Tuesday’s meeting marks the 17th CMC meeting since Kim Jong-un took power in December 2011. But this is the first time that North Korea will hold a multiday CMC meeting, South Korea’s Unification Ministry confirmed Wednesday.

The meeting comes at a critical juncture when South Korea and the United States have said North Korea could conduct a nuclear test at any time in Tunnel No. 3 at the Punggye-ri nuclear testing site.
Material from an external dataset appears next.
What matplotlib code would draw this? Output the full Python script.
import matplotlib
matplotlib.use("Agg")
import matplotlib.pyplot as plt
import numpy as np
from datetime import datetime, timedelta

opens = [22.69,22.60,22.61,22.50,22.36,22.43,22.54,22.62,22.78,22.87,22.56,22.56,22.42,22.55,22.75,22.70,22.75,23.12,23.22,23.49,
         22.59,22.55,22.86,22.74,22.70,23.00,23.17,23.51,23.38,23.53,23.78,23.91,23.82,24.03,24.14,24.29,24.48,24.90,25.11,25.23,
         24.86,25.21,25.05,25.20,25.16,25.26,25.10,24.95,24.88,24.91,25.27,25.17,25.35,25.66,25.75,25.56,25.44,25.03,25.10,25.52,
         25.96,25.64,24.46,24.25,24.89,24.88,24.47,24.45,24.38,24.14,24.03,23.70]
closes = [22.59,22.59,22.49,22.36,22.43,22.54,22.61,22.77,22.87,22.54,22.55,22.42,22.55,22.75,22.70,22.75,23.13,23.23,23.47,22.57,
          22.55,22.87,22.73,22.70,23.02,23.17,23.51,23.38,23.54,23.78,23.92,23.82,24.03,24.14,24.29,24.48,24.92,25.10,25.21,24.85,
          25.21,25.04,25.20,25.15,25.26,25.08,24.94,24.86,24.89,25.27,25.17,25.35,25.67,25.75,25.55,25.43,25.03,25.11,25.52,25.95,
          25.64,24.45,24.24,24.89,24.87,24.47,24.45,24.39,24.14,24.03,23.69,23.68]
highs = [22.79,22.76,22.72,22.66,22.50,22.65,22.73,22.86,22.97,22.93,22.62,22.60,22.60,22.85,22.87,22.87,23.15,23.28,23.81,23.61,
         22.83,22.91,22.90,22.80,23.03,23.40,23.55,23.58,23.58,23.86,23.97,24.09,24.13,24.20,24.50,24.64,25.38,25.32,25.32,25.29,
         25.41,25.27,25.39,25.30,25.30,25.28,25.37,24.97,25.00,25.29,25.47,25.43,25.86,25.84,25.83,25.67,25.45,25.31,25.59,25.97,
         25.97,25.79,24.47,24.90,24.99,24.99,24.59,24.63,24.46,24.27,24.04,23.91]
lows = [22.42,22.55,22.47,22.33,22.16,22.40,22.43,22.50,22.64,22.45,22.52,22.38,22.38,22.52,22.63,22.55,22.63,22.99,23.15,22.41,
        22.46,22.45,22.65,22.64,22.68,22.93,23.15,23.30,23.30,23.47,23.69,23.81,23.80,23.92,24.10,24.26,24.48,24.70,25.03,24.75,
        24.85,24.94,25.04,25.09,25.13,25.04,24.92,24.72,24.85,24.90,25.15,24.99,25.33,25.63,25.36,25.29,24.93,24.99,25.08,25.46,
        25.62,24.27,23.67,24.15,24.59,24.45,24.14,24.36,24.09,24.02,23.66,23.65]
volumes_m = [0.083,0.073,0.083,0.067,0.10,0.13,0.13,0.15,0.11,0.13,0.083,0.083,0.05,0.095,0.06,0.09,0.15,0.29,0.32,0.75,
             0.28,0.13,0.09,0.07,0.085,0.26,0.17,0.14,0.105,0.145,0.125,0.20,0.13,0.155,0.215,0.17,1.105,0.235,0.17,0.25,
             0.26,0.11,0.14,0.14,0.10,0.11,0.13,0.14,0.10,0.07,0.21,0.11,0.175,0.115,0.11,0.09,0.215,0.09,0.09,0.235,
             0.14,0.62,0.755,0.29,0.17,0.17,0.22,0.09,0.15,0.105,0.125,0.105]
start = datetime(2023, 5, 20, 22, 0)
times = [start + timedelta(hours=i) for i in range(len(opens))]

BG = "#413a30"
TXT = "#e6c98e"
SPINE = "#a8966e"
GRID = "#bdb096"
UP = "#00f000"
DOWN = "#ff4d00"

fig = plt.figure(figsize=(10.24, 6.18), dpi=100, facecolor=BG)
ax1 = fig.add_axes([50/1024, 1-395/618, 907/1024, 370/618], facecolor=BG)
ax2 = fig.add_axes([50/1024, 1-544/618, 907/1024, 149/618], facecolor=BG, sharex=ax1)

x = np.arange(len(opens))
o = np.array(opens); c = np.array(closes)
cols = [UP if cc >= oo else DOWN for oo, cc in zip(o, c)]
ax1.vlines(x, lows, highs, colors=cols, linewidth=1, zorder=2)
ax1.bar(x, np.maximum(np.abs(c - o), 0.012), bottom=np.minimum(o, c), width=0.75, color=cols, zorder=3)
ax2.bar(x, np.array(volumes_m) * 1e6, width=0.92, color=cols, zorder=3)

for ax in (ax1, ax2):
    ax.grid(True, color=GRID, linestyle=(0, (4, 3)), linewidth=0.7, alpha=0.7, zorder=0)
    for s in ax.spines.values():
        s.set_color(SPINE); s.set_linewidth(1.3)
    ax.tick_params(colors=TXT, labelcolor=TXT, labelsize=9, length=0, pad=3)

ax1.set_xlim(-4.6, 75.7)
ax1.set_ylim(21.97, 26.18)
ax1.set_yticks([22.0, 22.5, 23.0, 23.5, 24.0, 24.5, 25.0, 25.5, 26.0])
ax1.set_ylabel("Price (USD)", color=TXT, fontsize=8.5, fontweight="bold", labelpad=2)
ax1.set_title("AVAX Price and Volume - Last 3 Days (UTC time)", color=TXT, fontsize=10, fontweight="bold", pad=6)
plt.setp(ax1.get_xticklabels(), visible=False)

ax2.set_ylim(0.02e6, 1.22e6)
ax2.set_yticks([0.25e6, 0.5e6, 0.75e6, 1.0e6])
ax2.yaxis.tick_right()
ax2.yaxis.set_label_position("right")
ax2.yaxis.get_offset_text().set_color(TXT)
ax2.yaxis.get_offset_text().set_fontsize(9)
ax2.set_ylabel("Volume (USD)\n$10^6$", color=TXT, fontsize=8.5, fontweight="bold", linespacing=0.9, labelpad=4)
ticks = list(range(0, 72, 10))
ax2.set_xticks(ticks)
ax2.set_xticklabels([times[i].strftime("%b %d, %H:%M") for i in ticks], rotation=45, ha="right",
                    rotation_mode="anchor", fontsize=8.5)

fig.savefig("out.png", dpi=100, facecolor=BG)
Recent commercial satellite images indicate that North Korea might seek to reenable Tunnel No. 4, which is another unused underground tunnel, for potential nuclear testing.

Cheong Seong-chang, director of the Center for North Korean Studies at the Sejong Institute, pointed out that the Kim Jong-un regime has a track record of conducting a nuclear test in February 2013 days after holding the CMC meeting in the same month.
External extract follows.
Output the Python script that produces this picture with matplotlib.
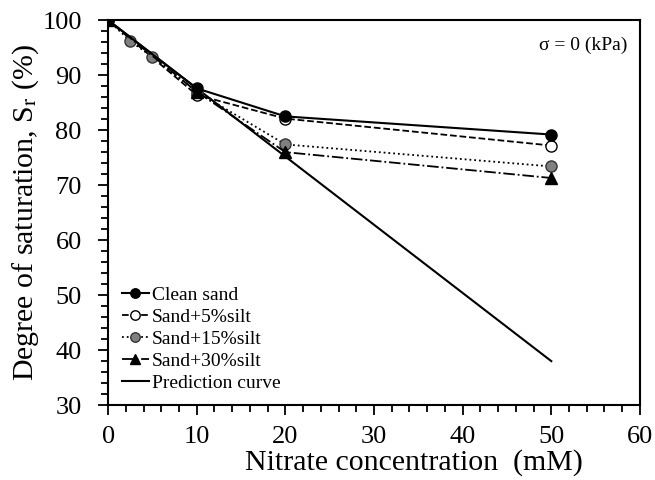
import matplotlib
matplotlib.use('Agg')
import matplotlib.pyplot as plt
from matplotlib.ticker import MultipleLocator

plt.rcParams['font.family'] = ['Liberation Serif', 'DejaVu Serif']
plt.rcParams['mathtext.fontset'] = 'stix'

# nitrate concentration (mM) and degree of saturation (%)
conc = [0, 10, 20, 50]
conc_15 = [0, 2.5, 5, 10, 20, 50]
clean_sand = [100, 87.6, 82.5, 79.2]
silt_5 = [100, 86.4, 82.1, 77.2]
silt_15 = [100, 96.2, 93.3, 87.0, 77.4, 73.4]
silt_30 = [100, 87.0, 76.0, 71.3]
pred_conc = [0, 50]
prediction = [100, 38.0]


def create_graph():
    fig = plt.figure(figsize=(6.55, 4.8), dpi=100)
    ax = fig.add_axes([0.165, 0.156, 0.812, 0.802])

    ms = 8
    ax.plot(conc, clean_sand, '-o', color='black', mfc='black', mec='black',
            ms=ms, lw=1.5, label='Clean sand', zorder=5)
    ax.plot(conc, silt_5, '--o', color='black', mfc='white', mec='black',
            ms=ms, lw=1.3, label='Sand+5%silt', zorder=4)
    ax.plot(conc_15, silt_15, ':o', color='black', mfc='#808080', mec='#333333',
            ms=ms, lw=1.3, label='Sand+15%silt', zorder=4)
    ax.plot(conc, silt_30, '-.^', color='black', mfc='black', mec='black',
            ms=ms, lw=1.3, label='Sand+30%silt', zorder=4)
    ax.plot(pred_conc, prediction, '-', color='black', lw=1.5,
            label='Prediction curve', zorder=3)

    ax.set_xlim(0, 60)
    ax.set_ylim(30, 100)
    ax.xaxis.set_major_locator(MultipleLocator(10))
    ax.xaxis.set_minor_locator(MultipleLocator(2))
    ax.yaxis.set_major_locator(MultipleLocator(10))
    ax.yaxis.set_minor_locator(MultipleLocator(2))
    ax.tick_params(which='both', direction='out', labelsize=19, width=1.3)
    ax.tick_params(which='major', length=7)
    ax.tick_params(which='minor', length=5)
    ax.tick_params(axis='x', which='major', pad=8)
    ax.tick_params(axis='y', which='major', pad=12)
    for sp in ax.spines.values():
        sp.set_linewidth(1.5)

    ax.set_xlabel('Nitrate concentration  (mM)', fontsize=21.5)
    ax.xaxis.set_label_coords(0.576, -0.115)
    ax.set_ylabel('Degree of saturation, S$_\\mathrm{r}$ (%)', fontsize=21.5, labelpad=1)

    ax.text(0.977, 0.935, 'σ = 0 (kPa)', transform=ax.transAxes,
            ha='right', va='center', fontsize=14)

    ax.legend(loc='lower left', frameon=False, fontsize=14, handlelength=1.4,
              handletextpad=0.15, labelspacing=0.22, borderaxespad=0.5,
              borderpad=0.2, markerscale=0.85)

    fig.savefig('out.png', dpi=100)


if __name__ == "__main__":
    create_graph()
The CMC members could also assess the progress in developing weapons tested earlier this year and plans for deployment in light of the announcement that the meeting will review the overall work of national defense in the first half of this year, Cheong said.

North Korea tested a wide range of weapons, including purported hypersonic missiles, long-range cruise missiles as well as intercontinental ballistic missiles and new-type tactical guided weapons.

Cheong also forecast that North Korea could announce its plans to launch what it claims to be reconnaissance satellites this year given that the meeting was held on the same day when South Korea successfully launched the nation’s first domestic Nuri rocket into orbit.

The North Korean leader in March said the country would launch “a large number of reconnaissance satellites” by 2025.

Power for power
The CMC meeting comes around two weeks after North Korea held its large-scale party plenary meeting from June 8-10, in which Kim emphasized the need to “steadily put great efforts to strengthen national defense capabilities.”

The North Korean leader said the current security environment and the surrounding situation have driven his country to expeditiously attain the goal of bolstering national defense capabilities.

At the party plenum, Kim also reaffirmed the party’s fighting principle of meeting challenges head on, strength for strength, and proposed the tasks that should be pushed forward by the “armed forces of the Republic and the national defense research sector.”

“(Kim’s) remark suggests that implementing the principle of power for power is not solely about developing advanced weapons or testing new-type missiles,” Choson Sinbo, a pro-North Korea newspaper produced by the Chongryon community in Tokyo, said Wednesday in an article, hinting that North Korea might conduct a nuclear test.

Choson Sinbo senior writer Kim Ji-young, a high-profile government mouthpiece, warned that North Korea will ratchet up “action measures for self-defense” in response to the growing threat to national security and worsening security environment surrounding the country.

“If the power-for-power military (confrontation with the US) continues, it could bring about unforeseeable circumstances. The DPRK (North Korea) is preparing for full readiness under the banner of a head-on match,” Choson Sinbo said.